To an average rider, the Regional Transportation Commission’s task looked simple: Create a slight detour for one of the three bus routes serving McCarran International Airport to include a stop at Terminal 3.

The commission wasn’t pressed for time. The terminal opened in June 2012 and had been in planning and under construction several years before that.

Buses will finally get to the terminal starting March 2. The Westcliff Airport Express and the Centennial Express, both of which terminate in the northwestern valley, will include Terminal 3 in their schedules. The service will run hourly at different times, except for weekday stretches when Centennial will run on half-hour frequencies.

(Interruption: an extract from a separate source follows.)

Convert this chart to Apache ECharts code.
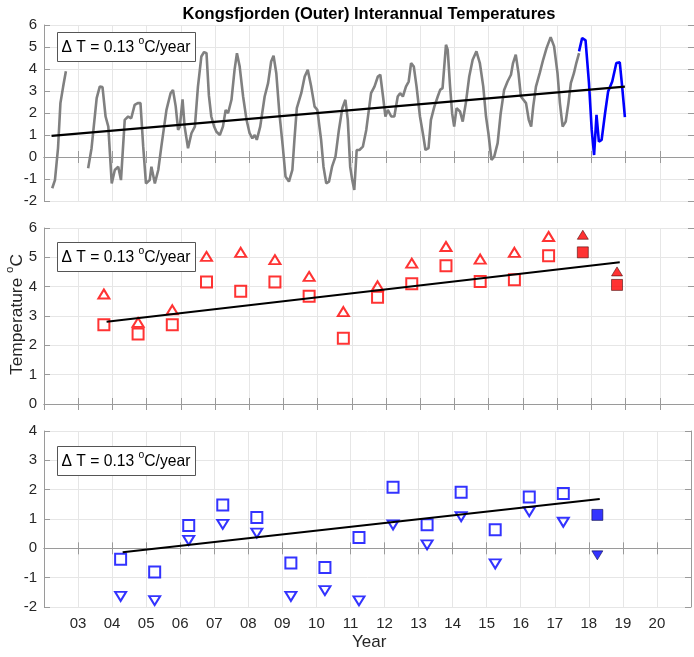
<!DOCTYPE html>
<html>
<head>
<meta charset="utf-8">
<script src="https://cdn.jsdelivr.net/npm/echarts@6/dist/echarts.min.js"></script>
<style>html,body{margin:0;padding:0;background:#fff}#c{width:694px;height:657px}</style>
</head>
<body>
<div id="c"></div>
<script>
// ---------- DATA ----------
const yearTicks = [3,4,5,6,7,8,9,10,11,12,13,14,15,16,17,18,19,20];
// Top panel: interannual series (grey) and recent (blue)
const outerTime = [2.24,2.32,2.41,2.48,2.56,2.64,null,
 3.29,3.39,3.54,3.63,3.71,3.80,3.88,3.98,4.07,4.17,4.25,4.36,4.46,4.55,4.65,4.74,4.82,4.90,4.98,
 5.09,5.14,5.24,5.34,5.43,5.58,5.70,5.77,5.85,5.92,5.97,6.05,6.11,6.21,6.31,6.41,6.50,6.60,6.68,6.75,
 6.82,6.89,6.97,7.04,7.14,7.23,7.31,7.38,7.48,7.57,7.64,7.72,7.82,7.92,8.01,8.09,8.16,8.22,8.32,8.45,
 8.55,8.64,8.71,8.79,8.88,8.98,9.06,9.16,9.26,9.32,9.39,9.52,9.62,9.71,9.81,9.91,9.99,10.10,10.17,10.25,
 10.33,10.42,10.52,10.62,10.72,10.81,10.88,10.95,11.01,11.07,11.14,11.22,11.32,11.42,11.56,11.66,11.76,
 11.83,11.91,11.98,12.05,12.15,12.24,12.34,12.41,12.49,12.58,12.66,12.73,12.81,12.89,12.99,13.09,13.15,
 13.24,13.31,13.41,13.51,13.58,13.65,13.75,13.80,13.87,13.93,13.99,14.06,14.16,14.24,14.33,14.43,14.53,
 14.64,14.74,14.84,14.92,14.99,15.08,15.16,15.26,15.35,15.45,15.55,15.65,15.71,15.79,15.87,15.94,16.09,
 16.17,16.24,16.30,16.38,16.49,16.59,16.69,16.81,16.91,17.01,17.08,17.16,17.25,17.33,17.40,17.49,17.56,17.64];
const outerTemp = [-1.42,-1.05,0.40,2.45,3.20,3.90,null,
 -0.51,0.40,2.68,3.20,3.18,1.84,1.38,-1.20,-0.59,-0.44,-1.05,1.69,1.84,1.76,2.37,2.45,2.45,0.47,-1.20,
 -1.05,-0.44,-1.20,-0.59,0.47,2.14,2.90,3.05,2.30,1.23,1.38,2.62,1.38,0.40,1.08,1.38,3.20,4.57,4.77,4.72,
 2.80,1.84,1.40,1.15,1.00,1.38,2.14,1.99,2.60,3.96,4.72,4.11,2.75,1.69,1.08,0.85,1.00,0.78,1.38,2.75,
 3.36,4.34,4.60,3.81,1.99,0.47,-0.89,-1.12,-0.59,0.78,2.22,2.90,3.66,3.96,3.20,2.29,2.14,0.78,-0.44,-1.20,
 -1.12,-0.44,0.02,1.23,2.22,2.60,1.69,-0.44,-1.05,-1.50,0.32,0.32,0.47,1.23,2.90,3.20,3.66,
 3.74,2.75,1.84,2.14,1.84,1.84,2.75,2.90,2.75,3.20,3.43,4.27,4.11,3.20,1.84,0.93,0.32,
 0.40,1.69,2.29,2.75,3.05,3.13,5.10,4.88,3.20,1.99,1.38,2.22,2.07,1.61,2.45,3.66,4.42,
 4.80,4.27,3.20,1.84,1.08,-0.13,0.02,0.63,1.99,3.05,3.43,3.74,4.27,4.65,3.81,2.75,2.45,
 1.69,1.38,2.29,3.20,3.81,4.42,4.95,5.45,5.03,3.81,2.45,1.38,1.61,2.45,3.36,3.81,4.27,4.72];
const recentTime = [17.64,17.73,17.83,17.93,18.01,18.08,18.15,18.22,18.30,18.40,18.49,18.61,18.73,18.83,18.90,18.98];
const recentTemp = [4.80,5.41,5.30,3.36,1.23,0.09,1.92,0.70,0.78,1.99,2.98,3.43,4.27,4.30,3.20,1.81];
const trendTopX = [2.22,18.98];
const trendTopY = [0.96,3.20];

// Middle panel (red): triangles = maxima, squares = means
const midTime = [3.75,4.75,5.75,6.75,7.75,8.75,9.75,10.75,11.75,12.75,13.75,14.75,15.75,16.75];
const midTri  = [3.75,2.78,3.21,5.03,5.17,4.92,4.35,3.15,4.03,4.80,5.37,4.94,5.17,5.71];
const midSq   = [2.70,2.39,2.70,4.16,3.84,4.16,3.67,2.24,3.64,4.10,4.71,4.18,4.24,5.05];
const midRecentTime = [17.75,18.75];
const midRecentTri  = [5.77,4.52];
const midRecentSq   = [5.17,4.06];
const trendMidX = [3.83,18.83];
const trendMidY = [2.80,4.83];

// Bottom panel (blue): squares = means, down-triangles = minima
const botTime = [4.25,5.25,6.25,7.25,8.25,9.25,10.25,11.25,12.25,13.25,14.25,15.25,16.25,17.25];
const botSq   = [-0.37,-0.81,0.78,1.48,1.05,-0.50,-0.65,0.37,2.08,0.80,1.91,0.63,1.75,1.87];
const botTri  = [-1.64,-1.78,0.27,0.82,0.52,-1.64,-1.44,-1.79,0.80,0.12,1.08,-0.53,1.25,0.89];
const botRecentTime = [18.25];
const botRecentSq   = [1.14];
const botRecentTri  = [-0.24];
const trendBotX = [4.31,18.32];
const trendBotY = [-0.13,1.68];

const yRanges = [[-2,6],[0,6],[-2,4]];
const slopeText = '0.13';

// ---------- BUILD ----------
const zip = (xs, ys) => xs.map((x, i) => x === null ? ['-', '-'] : [x, ys[i]]);
const FONT = '"Liberation Sans", Arial, Helvetica, sans-serif';
const AX = '#9a9a9a';
const GRID = '#e6e6e6';
const LBL = '#262626';

const gridTops = [25, 228, 431];
const grids = gridTops.map(t => ({left: 44, right: -1, top: t, height: 176, containLabel: false}));

const xAxes = [], yAxes = [];
for (let g = 0; g < 3; g++) {
  xAxes.push({
    type: 'value', gridIndex: g, min: 2, max: 21, interval: 1, position: 'bottom',
    axisLine: {show: true, lineStyle: {color: AX, width: 1}},
    axisTick: {show: true, inside: true, length: 6, lineStyle: {color: AX}},
    splitLine: {show: true, lineStyle: {color: GRID, width: 1}},
    axisLabel: {
      show: g === 2, margin: 9, color: LBL, fontFamily: FONT, fontSize: 15,
      formatter: v => yearTicks.indexOf(v) >= 0 ? String(v).padStart(2, '0') : ''
    }
  });
  yAxes.push({
    type: 'value', gridIndex: g, min: yRanges[g][0], max: yRanges[g][1], interval: 1, position: 'left',
    axisLine: {show: true, lineStyle: {color: AX, width: 1}},
    axisTick: {show: true, inside: true, length: 6, lineStyle: {color: AX}},
    splitLine: {show: true, lineStyle: {color: GRID, width: 1}},
    axisLabel: {show: true, margin: 7, color: LBL, fontFamily: FONT, fontSize: 15}
  });
}
for (let g = 0; g < 3; g++) {
  xAxes.push({
    type: 'value', gridIndex: g, min: 2, max: 21, interval: 1, position: 'top',
    axisLine: {show: true, lineStyle: {color: AX, width: 1}},
    axisTick: {show: true, inside: true, length: 6, lineStyle: {color: AX}},
    splitLine: {show: false}, axisLabel: {show: false}
  });
  yAxes.push({
    type: 'value', gridIndex: g, min: yRanges[g][0], max: yRanges[g][1], interval: 1, position: 'right',
    axisLine: {show: true, lineStyle: {color: AX, width: 1}},
    axisTick: {show: true, inside: true, length: 6, lineStyle: {color: AX}},
    splitLine: {show: false}, axisLabel: {show: false}
  });
}

const openSym = (color) => ({color: 'rgba(0,0,0,0)', borderColor: color, borderWidth: 2});
const fillSym = (color, edge) => ({color: color, borderColor: edge, borderWidth: 0.7});

const series = [
  {type: 'line', xAxisIndex: 0, yAxisIndex: 0, data: zip(outerTime, outerTemp), showSymbol: false, symbol: 'none',
   connectNulls: false, lineStyle: {color: '#808080', width: 2.6}, z: 2},
  {type: 'line', xAxisIndex: 0, yAxisIndex: 0, data: zip(recentTime, recentTemp), showSymbol: false, symbol: 'none',
   lineStyle: {color: '#0000ff', width: 2.6}, z: 3},
  {type: 'line', xAxisIndex: 0, yAxisIndex: 0, data: zip(trendTopX, trendTopY), showSymbol: false, symbol: 'none',
   lineStyle: {color: '#000', width: 2.2}, z: 4},

  {type: 'scatter', xAxisIndex: 1, yAxisIndex: 1, data: zip(midTime, midTri), symbol: 'triangle', symbolSize: [11, 9],
   itemStyle: openSym('#ff0000')},
  {type: 'scatter', xAxisIndex: 1, yAxisIndex: 1, data: zip(midTime, midSq), symbol: 'rect', symbolSize: 11,
   itemStyle: openSym('#ff0000')},
  {type: 'scatter', xAxisIndex: 1, yAxisIndex: 1, data: zip(midRecentTime, midRecentTri), symbol: 'triangle', symbolSize: [11, 9],
   itemStyle: fillSym('#ff0000', '#400000')},
  {type: 'scatter', xAxisIndex: 1, yAxisIndex: 1, data: zip(midRecentTime, midRecentSq), symbol: 'rect', symbolSize: 11,
   itemStyle: fillSym('#ff0000', '#400000')},
  {type: 'line', xAxisIndex: 1, yAxisIndex: 1, data: zip(trendMidX, trendMidY), showSymbol: false, symbol: 'none',
   lineStyle: {color: '#000', width: 2}, z: 4},

  {type: 'scatter', xAxisIndex: 2, yAxisIndex: 2, data: zip(botTime, botSq), symbol: 'rect', symbolSize: 11,
   itemStyle: openSym('#0000ff')},
  {type: 'scatter', xAxisIndex: 2, yAxisIndex: 2, data: zip(botTime, botTri), symbol: 'triangle', symbolRotate: 180, symbolSize: [11, 9],
   itemStyle: openSym('#0000ff')},
  {type: 'scatter', xAxisIndex: 2, yAxisIndex: 2, data: zip(botRecentTime, botRecentSq), symbol: 'rect', symbolSize: 11,
   itemStyle: fillSym('#0000ff', '#00003a')},
  {type: 'scatter', xAxisIndex: 2, yAxisIndex: 2, data: zip(botRecentTime, botRecentTri), symbol: 'triangle', symbolRotate: 180, symbolSize: [11, 9],
   itemStyle: fillSym('#0000ff', '#00003a')},
  {type: 'line', xAxisIndex: 2, yAxisIndex: 2, data: zip(trendBotX, trendBotY), showSymbol: false, symbol: 'none',
   lineStyle: {color: '#000', width: 2}, z: 4}
];

// ---- text with superscript 'o' built from measured pieces ----
const mctx = document.createElement('canvas').getContext('2d');
function tw(s, fs) { mctx.font = fs + 'px ' + FONT; return mctx.measureText(s).width; }
function supChildren(pre, sup, post, fs, sfs, color, raise) {
  const w1 = tw(pre, fs), w2 = tw(sup, sfs);
  const st = (t, f) => ({text: t, fontFamily: FONT, fontSize: f, fill: color, align: 'left', verticalAlign: 'middle'});
  return [
    {type: 'text', x: 0, y: 0, z: 20, style: st(pre, fs)},
    {type: 'text', x: w1, y: -raise, z: 20, style: st(sup, sfs)},
    {type: 'text', x: w1 + w2, y: 0, z: 20, style: st(post, fs)}
  ];
}
function fitSize(pre, sup, post, target) {
  const base = tw(pre, 10) + tw(sup, 10 * 0.66) + tw(post, 10);
  return 10 * target / base;
}

const boxPre = '\u0394 T = ' + slopeText + ' ', boxSup = 'o', boxPost = 'C/year';
const boxFs = fitSize(boxPre, boxSup, boxPost, 129);
const boxTops = [32, 242, 446];
const graphic = [];
boxTops.forEach(t => {
  graphic.push({type: 'rect', left: 57, top: t, shape: {width: 138, height: 29}, style: {fill: '#fff', stroke: '#555', lineWidth: 1}, z: 10});
  graphic.push({type: 'group', x: 61.5, y: t + 15.5, z: 20,
    children: supChildren(boxPre, boxSup, boxPost, boxFs, boxFs * 0.66, '#000', 6.5)});
});
graphic.push({type: 'text', x: 369, y: 6, z: 11, style: {
  text: 'Kongsfjorden (Outer) Interannual Temperatures', fontFamily: FONT, fontSize: 16.5, fontWeight: 'bold', fill: '#000',
  align: 'center', verticalAlign: 'top'}});
graphic.push({type: 'text', left: 352, top: 634, z: 11, style: {
  text: 'Year', fontFamily: FONT, fontSize: 17, fill: LBL}});
const ylFs = fitSize('Temperature ', 'o', 'C', 121);
graphic.push({type: 'group', x: 17, y: 375, rotation: Math.PI / 2, z: 20,
  children: supChildren('Temperature ', 'o', 'C', ylFs, ylFs * 0.66, LBL, 7)});

const chart = echarts.init(document.getElementById('c'), null, {renderer: 'canvas'});
chart.setOption({
  animation: false,
  backgroundColor: '#fff',
  grid: grids,
  xAxis: xAxes,
  yAxis: yAxes,
  series: series,
  graphic: graphic
});
</script>
</body>
</html>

The commission waited for its share of sales tax revenues to increase before starting this new service, spokeswoman Angela Torres Castro said. That extra stop will cost the agency about $400,000 a year.

“To add these stops, we had to change the arrival and departure times throughout these routes,” she wrote in an email.

Because the routes are structured as a grid, she said, reworking one route can set off a domino effect that can quickly drive up costs.

The cost would have been about the same had Route 109, which already passes the edge of Terminal 3 on East Russell Road, been changed to stop. Doing so, Castro said, would have boosted the entire route time by five to 15 minutes and slowed the trip for about 9,000 people a day, most of whom don’t go to the airport.

• • •

Kansas City, Mo., has little outward resemblance to Las Vegas. But the issues addressed at the Jan. 14 meeting of the Airport Terminal Advisory Group, a volunteer panel examining options for Kansas City’s aging and cramped airport, hit close to home.

That morning, a pair of top executives from Southwest Airlines, the leading carrier into Kansas City, spoke for the other airlines when cringing at a proposed rebuild costing more than $1 billion. The industry benchmark they mentioned several times during their argument, cost per enplanement, has also arisen in discussions over McCarran International Airport.

“Route decisions are totally demand-driven,” said Ron Ricks, Southwest’s executive vice president and chief legal and regulatory officer. “Terminals themselves do not generate demand and do not impact demand as a general proposition.”

To ensure no one missed the point, Southwest Vice President of Airport Affairs Bob Montgomery asked rhetorically, “Do terminal facilities attract service? The answer to that is ‘no.’ Otherwise, no one would fly to LaGuardia (in New York) and San Diego would have great trouble.

“We need a gate,” he said. “But for virtually everything else, we do what we need to do.”

In Kansas City’s case, the panel said it would be nice to have better restrooms, more concessions and larger waiting areas. But they spoke favorably of other airports that slashed budgets when planning new or better facilities.

This stems from airlines paying attention to cost per enplanement — the bundle of the fees and rents carriers pay, calculated as a per-passenger average — rather than jaw-dropping architecture, he said. Airlines won’t specify how cost per enplanement affects their scheduling of planes, except to say it matters.

“Cost per enplanement does impact whether we are profitable or not,” Montgomery said. “But there is not a direct relationship.”

Local tourism officials have touted McCarran’s $2.4 billion Terminal 3, opened in June 2012, for helping to bring the heftier flight schedules the visitor industry craves. But the expense, combined with lower traffic since the recession, has more than doubled the cost per enplanement from $5.50 in 2007 to $12.22 last year.

Executives at Las Vegas-based Allegiant Air have cited the costs as a deterrent to adding flights, but no one else has.

McCarran officials have said Terminal 3 was critical to boosting international service, replacing a cramped, outmoded Terminal 2.

Ricks expected airlines to continue their creeping growth of the past few years for

“The industry is not expected to grow much,” he said. “Most of the growth will come from international markets.”